EUGENE - Anyone who watched last year's Civil War football game will remember the play.
Oregon led 16-7 early in the third quarter with a fourth-and-3 play at its 28-yard line.
A punt would have been expected but instead it was reserve linebacker Michael Clay rumbling down the field for a 64-yard run on a fake play that led to a touchdown three plays later.
"I remember checking to it, (Oregon State) gave us the right formation and just going with it ... going up the field, trying not to fumble and to get to the closest sideline," Clay said. "It was a great experience. We practiced it for the whole week. If they presented it to us we were going to take it."
The play was the highlight of Clay's two-year playing career with the Ducks to that point.
But Clay would rather it not be what people remember about him in an Oregon uniform.
"I want to be known as an all-around guy, not just on special team but great on defense," he said. "I want to be a good all-around player."
Clay, a junior at 5-foot-11 and 220 pounds, is on the path to being more of a household name this season.
With the departure of linebackers Casey Matthews and Spencer Paysinger, who combined for 72 career starts, Clay will get his chance.

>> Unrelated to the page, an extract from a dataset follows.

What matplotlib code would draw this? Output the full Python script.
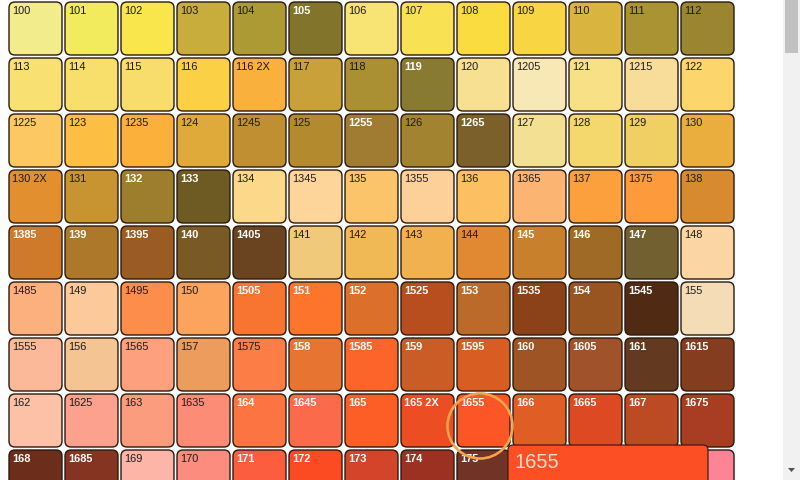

"His role hasn't changed. He's been a leader on this team since his freshman year," Oregon coach Chip Kelly said. "What his approach is and how he comes to play ... he's always been a real mature kid."
Clay, who has not started but has played in 26 games, appeared to pick up the pace as soon as Matthews and Paysinger were gone.
He showed Oregon coaches during spring practices he was ready to take on an extra load.
"He was a standout player in the spring, and I would argue he was our MVP of the defense in the spring. He's really a leader on the defense right now," Kelly said.
"I think he's going to have a breakout season this year, one of the top linebackers in the country."
A smile comes to Clay's face when he thinks of that Civil War play.
He took a direct snap from the long snapper and made his way inside the Oregon State 10.
Clay ran the ball a little while playing fullback at Bellarmine College Prep in San Jose, Calif., but he hadn't touched the ball in a live game since.
"It brought me back to my high school days," Clay said. "If that's something I have to do to help the team, a 64-yard run to set up a score, I'll do it anytime."
But he looks past that, to a new role now.
His new seniority among the linebackers has brought on an individual leadership role that he earlier shared with others.
With his unit, it's more of a vocal lead that he takes, while with the team in general he does it more by example.
Kelly has big expectations for Clay, who in turn keeps his own aspirations simple.
"Just give it all. I'm not the biggest back but I'll play the part," he said. "I have goals for myself ... anything is possible so I might as well take it."